What to Look for When Choosing a Voice Translator for Meetings?
Choosing a voice translator for meetings comes down to a few key factors: real-time accuracy, multi-speaker handling, contextual understanding, and useful outputs like summaries and action items. Not every tool is built for this. Many are designed for travel or short conversations, which leads to poor accuracy, missing context, and extra work after the meeting.
This gap is driving demand for more advanced solutions. According to Statifacts, the remote simultaneous interpretation (RSI) platform market is projected to reach $1.19 billion in 2026, up from $1.11 billion in 2025, reflecting the increasing need for real-time multilingual communication in global, hybrid work environments.
Here are the factors that matter when the use case is professional:

- Real-time speed with contextual accuracy. A voice translator for meetings needs to keep up with natural speech without sacrificing meaning. If the tool lags by 15 to 20 seconds, the conversation has already moved on, and the translated output becomes useless. Look for tools that translate continuously, not sentence by sentence.
- Spoken language detection across accents. Business calls involve speakers from different regions. A Korean supplier in Busan sounds different from a Korean executive in Seoul. A Spanish voice translator needs to handle Mexican Spanish, Argentine Spanish, and Castilian Spanish without manual switching. The voice translator tool should detect the spoken language automatically.
- Meeting-specific outputs beyond raw translation. A translated caption is useful during the call. But after the call ends, what remains? The best voice translators for meetings generate structured outputs: full transcripts, translated meeting notes, action items, and searchable archives. If the tool only gives you live captions and nothing else, you are still going to spend time writing up what happened.
- No bot intrusion or host permission required. Many meeting translation tools require a bot to join the call, which means the host and all participants see a third-party name in the meeting. For sensitive client calls, supplier negotiations, or board meetings, that is a dealbreaker. Look for tools that capture system audio directly without joining as a visible participant.
- Multi-language support in a single session. If your meeting involves a Japanese operations lead, a Korean supplier, and an English-speaking project manager, the voice translator needs to handle all three simultaneously. Tools limited to two languages per session force you to choose which pair gets translated, leaving one participant out.
- Post-meeting intelligence. The meeting is 45 minutes. The follow-up email chain is three hours. A voice translator that generates multilingual AI meeting notes, summaries, and lets you query what was said ("What did the supplier commit to on the delivery timeline?") eliminates that entire post-meeting back-and-forth cycle.

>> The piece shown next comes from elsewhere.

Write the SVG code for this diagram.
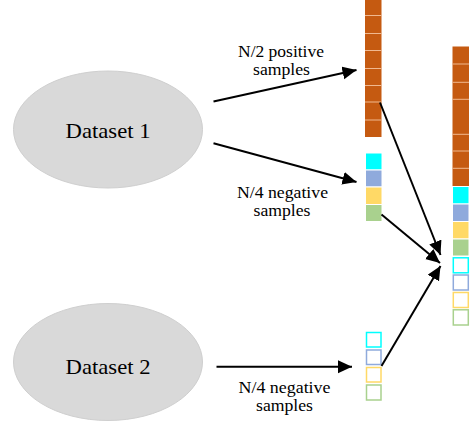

One thing we’ve noticed in multilingual meetings is that the real friction doesn’t usually happen during the call; it shows up after. People walk away thinking they’re aligned, but when follow-ups start, small differences in interpretation become obvious. Even if the translation during the meeting was mostly accurate, someone still ends up double-checking decisions, rephrasing notes, or clarifying who committed to what.
Over time, that adds up. Tools that combine translation with clear summaries and action items tend to remove a lot of that cleanup, because everyone leaves the meeting with the same understanding of what actually needs to happen next.